[Part of a data file]
....................

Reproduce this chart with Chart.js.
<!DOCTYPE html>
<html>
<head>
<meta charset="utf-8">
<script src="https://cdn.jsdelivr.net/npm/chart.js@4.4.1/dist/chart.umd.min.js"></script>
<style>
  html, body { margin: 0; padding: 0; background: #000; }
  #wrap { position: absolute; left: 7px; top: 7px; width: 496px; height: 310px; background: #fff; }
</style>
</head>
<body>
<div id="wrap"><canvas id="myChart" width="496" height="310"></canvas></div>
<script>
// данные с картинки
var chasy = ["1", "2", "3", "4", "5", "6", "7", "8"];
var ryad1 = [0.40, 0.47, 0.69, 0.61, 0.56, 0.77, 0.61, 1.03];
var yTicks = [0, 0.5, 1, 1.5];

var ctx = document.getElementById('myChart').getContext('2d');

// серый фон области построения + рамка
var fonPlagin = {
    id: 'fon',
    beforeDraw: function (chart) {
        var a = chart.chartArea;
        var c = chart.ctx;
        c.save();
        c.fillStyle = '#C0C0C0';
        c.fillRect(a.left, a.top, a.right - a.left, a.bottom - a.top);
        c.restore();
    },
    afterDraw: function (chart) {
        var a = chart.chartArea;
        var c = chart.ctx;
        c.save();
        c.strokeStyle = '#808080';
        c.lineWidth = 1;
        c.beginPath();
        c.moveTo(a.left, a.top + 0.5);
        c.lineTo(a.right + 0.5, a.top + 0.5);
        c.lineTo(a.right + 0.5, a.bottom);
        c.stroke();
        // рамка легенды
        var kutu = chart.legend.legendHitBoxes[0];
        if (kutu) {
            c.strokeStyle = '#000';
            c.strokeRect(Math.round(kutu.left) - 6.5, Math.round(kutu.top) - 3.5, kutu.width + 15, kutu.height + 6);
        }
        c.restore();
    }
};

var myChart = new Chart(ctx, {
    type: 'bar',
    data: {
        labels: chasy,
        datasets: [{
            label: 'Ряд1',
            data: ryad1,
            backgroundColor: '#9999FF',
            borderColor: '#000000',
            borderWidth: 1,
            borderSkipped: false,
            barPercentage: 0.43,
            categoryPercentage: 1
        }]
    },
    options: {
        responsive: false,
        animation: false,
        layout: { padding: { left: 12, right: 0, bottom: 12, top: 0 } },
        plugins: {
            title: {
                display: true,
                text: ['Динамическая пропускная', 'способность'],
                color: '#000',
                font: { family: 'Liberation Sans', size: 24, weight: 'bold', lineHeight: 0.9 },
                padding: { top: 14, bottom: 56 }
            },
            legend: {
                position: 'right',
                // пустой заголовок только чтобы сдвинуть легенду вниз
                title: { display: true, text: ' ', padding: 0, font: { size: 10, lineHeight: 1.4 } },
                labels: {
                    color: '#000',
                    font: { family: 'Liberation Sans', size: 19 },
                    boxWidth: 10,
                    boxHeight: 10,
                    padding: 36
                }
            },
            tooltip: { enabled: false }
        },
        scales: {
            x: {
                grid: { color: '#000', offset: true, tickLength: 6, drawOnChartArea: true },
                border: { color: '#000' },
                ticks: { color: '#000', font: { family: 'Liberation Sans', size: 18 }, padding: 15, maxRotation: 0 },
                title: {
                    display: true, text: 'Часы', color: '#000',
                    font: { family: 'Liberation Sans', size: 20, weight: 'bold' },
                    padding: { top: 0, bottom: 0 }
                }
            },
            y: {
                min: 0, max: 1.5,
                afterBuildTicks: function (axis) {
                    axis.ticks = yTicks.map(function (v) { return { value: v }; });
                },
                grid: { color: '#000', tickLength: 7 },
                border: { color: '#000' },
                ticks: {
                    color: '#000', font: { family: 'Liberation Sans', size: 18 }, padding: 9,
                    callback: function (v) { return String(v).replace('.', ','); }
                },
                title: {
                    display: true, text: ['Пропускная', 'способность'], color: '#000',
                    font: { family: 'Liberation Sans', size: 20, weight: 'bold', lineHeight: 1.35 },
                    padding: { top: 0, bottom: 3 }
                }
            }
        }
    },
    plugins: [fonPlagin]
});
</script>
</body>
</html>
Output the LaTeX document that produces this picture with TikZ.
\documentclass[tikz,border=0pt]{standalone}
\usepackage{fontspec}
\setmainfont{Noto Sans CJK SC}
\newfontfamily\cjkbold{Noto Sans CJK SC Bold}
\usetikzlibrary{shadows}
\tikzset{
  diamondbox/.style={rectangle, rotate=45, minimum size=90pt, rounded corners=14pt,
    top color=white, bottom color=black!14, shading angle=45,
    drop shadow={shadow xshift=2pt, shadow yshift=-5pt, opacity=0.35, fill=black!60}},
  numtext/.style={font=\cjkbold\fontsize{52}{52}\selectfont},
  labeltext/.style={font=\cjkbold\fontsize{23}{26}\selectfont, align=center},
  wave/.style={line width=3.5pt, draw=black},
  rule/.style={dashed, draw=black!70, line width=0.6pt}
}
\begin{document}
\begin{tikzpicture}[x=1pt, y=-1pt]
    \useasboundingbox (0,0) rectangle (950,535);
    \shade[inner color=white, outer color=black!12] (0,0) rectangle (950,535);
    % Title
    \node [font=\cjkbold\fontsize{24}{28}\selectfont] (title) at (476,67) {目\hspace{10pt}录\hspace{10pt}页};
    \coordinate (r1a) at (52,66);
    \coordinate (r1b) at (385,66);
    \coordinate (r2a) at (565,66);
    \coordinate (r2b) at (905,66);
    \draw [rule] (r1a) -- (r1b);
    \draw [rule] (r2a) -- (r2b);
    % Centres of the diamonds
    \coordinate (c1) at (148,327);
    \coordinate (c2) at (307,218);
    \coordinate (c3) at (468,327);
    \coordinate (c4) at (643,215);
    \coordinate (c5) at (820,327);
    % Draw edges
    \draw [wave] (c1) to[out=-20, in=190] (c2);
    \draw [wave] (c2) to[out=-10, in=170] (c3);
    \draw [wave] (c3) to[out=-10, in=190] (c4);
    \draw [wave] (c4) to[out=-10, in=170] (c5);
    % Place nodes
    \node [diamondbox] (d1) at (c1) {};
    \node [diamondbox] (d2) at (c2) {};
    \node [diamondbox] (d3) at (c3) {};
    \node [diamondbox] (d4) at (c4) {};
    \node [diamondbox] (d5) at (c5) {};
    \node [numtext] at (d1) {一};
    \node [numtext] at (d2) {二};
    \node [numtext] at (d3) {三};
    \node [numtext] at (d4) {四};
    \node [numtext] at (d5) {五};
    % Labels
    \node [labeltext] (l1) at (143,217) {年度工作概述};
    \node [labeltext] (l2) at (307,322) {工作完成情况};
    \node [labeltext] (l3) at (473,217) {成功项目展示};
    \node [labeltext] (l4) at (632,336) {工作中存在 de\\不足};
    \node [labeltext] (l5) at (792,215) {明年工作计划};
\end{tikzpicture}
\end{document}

....................

**Task objective:**
Copy out each record from above, exactly.

**Answer to this task:**
Reproduce this chart with Chart.js.
<!DOCTYPE html>
<html>
<head>
<meta charset="utf-8">
<script src="https://cdn.jsdelivr.net/npm/chart.js@4.4.1/dist/chart.umd.min.js"></script>
<style>
  html, body { margin: 0; padding: 0; background: #000; }
  #wrap { position: absolute; left: 7px; top: 7px; width: 496px; height: 310px; background: #fff; }
</style>
</head>
<body>
<div id="wrap"><canvas id="myChart" width="496" height="310"></canvas></div>
<script>
// данные с картинки
var chasy = ["1", "2", "3", "4", "5", "6", "7", "8"];
var ryad1 = [0.40, 0.47, 0.69, 0.61, 0.56, 0.77, 0.61, 1.03];
var yTicks = [0, 0.5, 1, 1.5];

var ctx = document.getElementById('myChart').getContext('2d');

// серый фон области построения + рамка
var fonPlagin = {
    id: 'fon',
    beforeDraw: function (chart) {
        var a = chart.chartArea;
        var c = chart.ctx;
        c.save();
        c.fillStyle = '#C0C0C0';
        c.fillRect(a.left, a.top, a.right - a.left, a.bottom - a.top);
        c.restore();
    },
    afterDraw: function (chart) {
        var a = chart.chartArea;
        var c = chart.ctx;
        c.save();
        c.strokeStyle = '#808080';
        c.lineWidth = 1;
        c.beginPath();
        c.moveTo(a.left, a.top + 0.5);
        c.lineTo(a.right + 0.5, a.top + 0.5);
        c.lineTo(a.right + 0.5, a.bottom);
        c.stroke();
        // рамка легенды
        var kutu = chart.legend.legendHitBoxes[0];
        if (kutu) {
            c.strokeStyle = '#000';
            c.strokeRect(Math.round(kutu.left) - 6.5, Math.round(kutu.top) - 3.5, kutu.width + 15, kutu.height + 6);
        }
        c.restore();
    }
};

var myChart = new Chart(ctx, {
    type: 'bar',
    data: {
        labels: chasy,
        datasets: [{
            label: 'Ряд1',
            data: ryad1,
            backgroundColor: '#9999FF',
            borderColor: '#000000',
            borderWidth: 1,
            borderSkipped: false,
            barPercentage: 0.43,
            categoryPercentage: 1
        }]
    },
    options: {
        responsive: false,
        animation: false,
        layout: { padding: { left: 12, right: 0, bottom: 12, top: 0 } },
        plugins: {
            title: {
                display: true,
                text: ['Динамическая пропускная', 'способность'],
                color: '#000',
                font: { family: 'Liberation Sans', size: 24, weight: 'bold', lineHeight: 0.9 },
                padding: { top: 14, bottom: 56 }
            },
            legend: {
                position: 'right',
                // пустой заголовок только чтобы сдвинуть легенду вниз
                title: { display: true, text: ' ', padding: 0, font: { size: 10, lineHeight: 1.4 } },
                labels: {
                    color: '#000',
                    font: { family: 'Liberation Sans', size: 19 },
                    boxWidth: 10,
                    boxHeight: 10,
                    padding: 36
                }
            },
            tooltip: { enabled: false }
        },
        scales: {
            x: {
                grid: { color: '#000', offset: true, tickLength: 6, drawOnChartArea: true },
                border: { color: '#000' },
                ticks: { color: '#000', font: { family: 'Liberation Sans', size: 18 }, padding: 15, maxRotation: 0 },
                title: {
                    display: true, text: 'Часы', color: '#000',
                    font: { family: 'Liberation Sans', size: 20, weight: 'bold' },
                    padding: { top: 0, bottom: 0 }
                }
            },
            y: {
                min: 0, max: 1.5,
                afterBuildTicks: function (axis) {
                    axis.ticks = yTicks.map(function (v) { return { value: v }; });
                },
                grid: { color: '#000', tickLength: 7 },
                border: { color: '#000' },
                ticks: {
                    color: '#000', font: { family: 'Liberation Sans', size: 18 }, padding: 9,
                    callback: function (v) { return String(v).replace('.', ','); }
                },
                title: {
                    display: true, text: ['Пропускная', 'способность'], color: '#000',
                    font: { family: 'Liberation Sans', size: 20, weight: 'bold', lineHeight: 1.35 },
                    padding: { top: 0, bottom: 3 }
                }
            }
        }
    },
    plugins: [fonPlagin]
});
</script>
</body>
</html>
Output the LaTeX document that produces this picture with TikZ.
\documentclass[tikz,border=0pt]{standalone}
\usepackage{fontspec}
\setmainfont{Noto Sans CJK SC}
\newfontfamily\cjkbold{Noto Sans CJK SC Bold}
\usetikzlibrary{shadows}
\tikzset{
  diamondbox/.style={rectangle, rotate=45, minimum size=90pt, rounded corners=14pt,
    top color=white, bottom color=black!14, shading angle=45,
    drop shadow={shadow xshift=2pt, shadow yshift=-5pt, opacity=0.35, fill=black!60}},
  numtext/.style={font=\cjkbold\fontsize{52}{52}\selectfont},
  labeltext/.style={font=\cjkbold\fontsize{23}{26}\selectfont, align=center},
  wave/.style={line width=3.5pt, draw=black},
  rule/.style={dashed, draw=black!70, line width=0.6pt}
}
\begin{document}
\begin{tikzpicture}[x=1pt, y=-1pt]
    \useasboundingbox (0,0) rectangle (950,535);
    \shade[inner color=white, outer color=black!12] (0,0) rectangle (950,535);
    % Title
    \node [font=\cjkbold\fontsize{24}{28}\selectfont] (title) at (476,67) {目\hspace{10pt}录\hspace{10pt}页};
    \coordinate (r1a) at (52,66);
    \coordinate (r1b) at (385,66);
    \coordinate (r2a) at (565,66);
    \coordinate (r2b) at (905,66);
    \draw [rule] (r1a) -- (r1b);
    \draw [rule] (r2a) -- (r2b);
    % Centres of the diamonds
    \coordinate (c1) at (148,327);
    \coordinate (c2) at (307,218);
    \coordinate (c3) at (468,327);
    \coordinate (c4) at (643,215);
    \coordinate (c5) at (820,327);
    % Draw edges
    \draw [wave] (c1) to[out=-20, in=190] (c2);
    \draw [wave] (c2) to[out=-10, in=170] (c3);
    \draw [wave] (c3) to[out=-10, in=190] (c4);
    \draw [wave] (c4) to[out=-10, in=170] (c5);
    % Place nodes
    \node [diamondbox] (d1) at (c1) {};
    \node [diamondbox] (d2) at (c2) {};
    \node [diamondbox] (d3) at (c3) {};
    \node [diamondbox] (d4) at (c4) {};
    \node [diamondbox] (d5) at (c5) {};
    \node [numtext] at (d1) {一};
    \node [numtext] at (d2) {二};
    \node [numtext] at (d3) {三};
    \node [numtext] at (d4) {四};
    \node [numtext] at (d5) {五};
    % Labels
    \node [labeltext] (l1) at (143,217) {年度工作概述};
    \node [labeltext] (l2) at (307,322) {工作完成情况};
    \node [labeltext] (l3) at (473,217) {成功项目展示};
    \node [labeltext] (l4) at (632,336) {工作中存在 de\\不足};
    \node [labeltext] (l5) at (792,215) {明年工作计划};
\end{tikzpicture}
\end{document}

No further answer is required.